Eliza disliked change and innovation. The1834 Municipal Corporations Act, which changed the way in which Freemen were appointed and how elections were held, resulted, she wrote in  ‘the rag and bobtails being for the present of course uppermost;’ of the 1835 Poor Laws, ’tis said of the new poor laws, they will all work well after a time’; of proposals to build a railway near Hythe,  ‘in my humble opinion Kent, not being or likely to become a manufacturing county, does not require this kind of thing, large sums have been won and lost and the railway share market is the only one in which business is transacted to any amount. I suspect in a few years the share holders will look very blank’.

In fact, she became very anti-railway.  In 1845 she suggested that the Directors of railway companies should be hanged and the next year blamed railway travel on a perceived increase in suicides. A couple of years later she had changed her mind, having discovered that the railway enabled her to travel easily to Canterbury to visit friends for a few hours, rather than endure a road journey which took half a day.

In 1835 she was writing from Elmstone Court, a grand house at Preston, near Canterbury and the 1841 census shows her living there as a Governess. Elmstone Court was then owned by Charles Delmar who had 7 children – all, apparently good-natured and well-behaved.

After Elmstone, Eliza lived permanently in Hythe. She writes in 1842 of a very hot summer in the town – though her suggestion that the temperatures reached 130 degrees Fahrenheit is clearly inaccurate. The Royal Military Canal was nearly dry and the Romney Marsh sheep and cattle suffering terribly.

By the mid-1840s, Eliza was resident with Martha Tournay who now approaching 90 had come to rely on her completely. Eliza could not leave the house unless there was someone else to care for Martha, who did not now leave her room. She did, however,  manage to get away to see her sister and niece in summer 1846 for 3 days.
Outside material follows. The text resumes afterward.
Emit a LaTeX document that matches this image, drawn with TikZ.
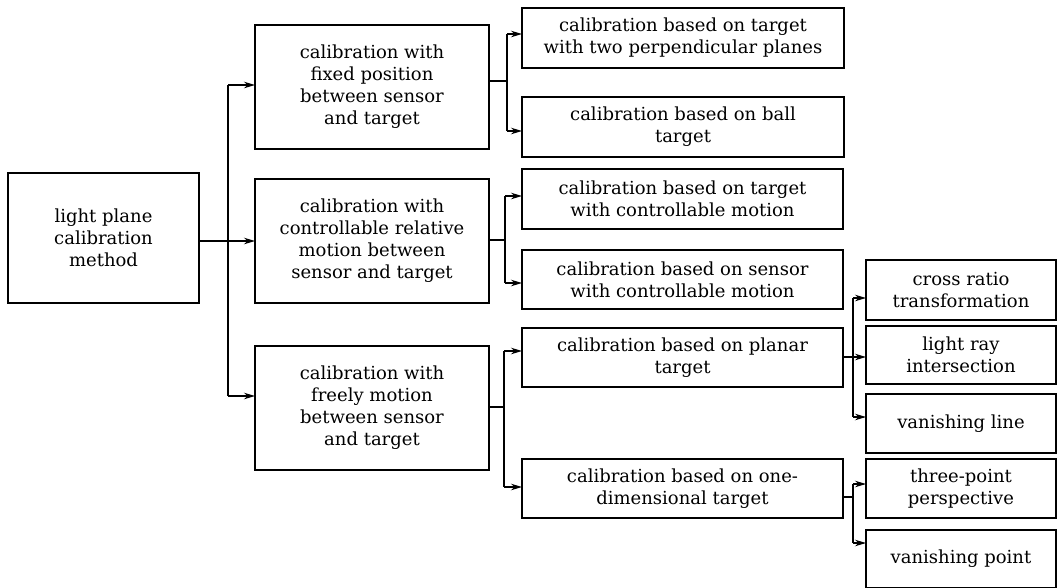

Martha Tournay died in January 1848 and left Eliza £10, which, given her wealth, does not suggest any great degree of friendship.  Her goods and her house were sold by auction in 1849 & comprised everything that a respectable mid-Victorian household should: rosewood and mahogany furniture, a lot of chintz and damask, Brussels carpets and a dumb waiter.

Deprived of her home, Eliza donned mourning and went to stay in lodgings in Deal. From there it was to Sydenham and a visit to London to see the Napiers. Then it was to Devon to see her sister at Fowey, where her nephew persuaded her that railway stock was ‘as safe as any other of govnt . and not liable to income tax’. Her conversion to the railways was complete.

Napier after a very successful tour in India, where he captured Sindh Province and was knighted,  returned home permanently and died in Portsmouth in 1853.

Eliza spent the rest of her life living in lodgings, for the last few years back in Hythe. Her will reveals that she was far from impoverished and she made substantial  bequests to nephews and nieces. Her estate was valued at £2000, about £190,000 today.

This post is based almost entirely on the research of LucyAnn Curling. Her two books, ‘Curling Wisps and Whispers of History’, Vols. 1 & 2,  (both available from Amazon) and the letters of Eliza to Col. Napier (held at the British Library & which she has transcribed) have been invaluable. 

With thanks also to Mike de la Mare for identifying The Dene

2 thoughts on “Eliza and the Colonel

  1. Congratulations Anne, on a wonderful weaving of all the little details into a great story. I think Eliza would have been thrilled to know someone was sufficiently interested in her life to write a biography of her and her connections with Mrs Tournay and Sir Charles James Napier. Her mother would have been very pleased too. Well done for locating Mrs Tournay’s home and, even better, an image of it! And thank you very much for the acknowledgement.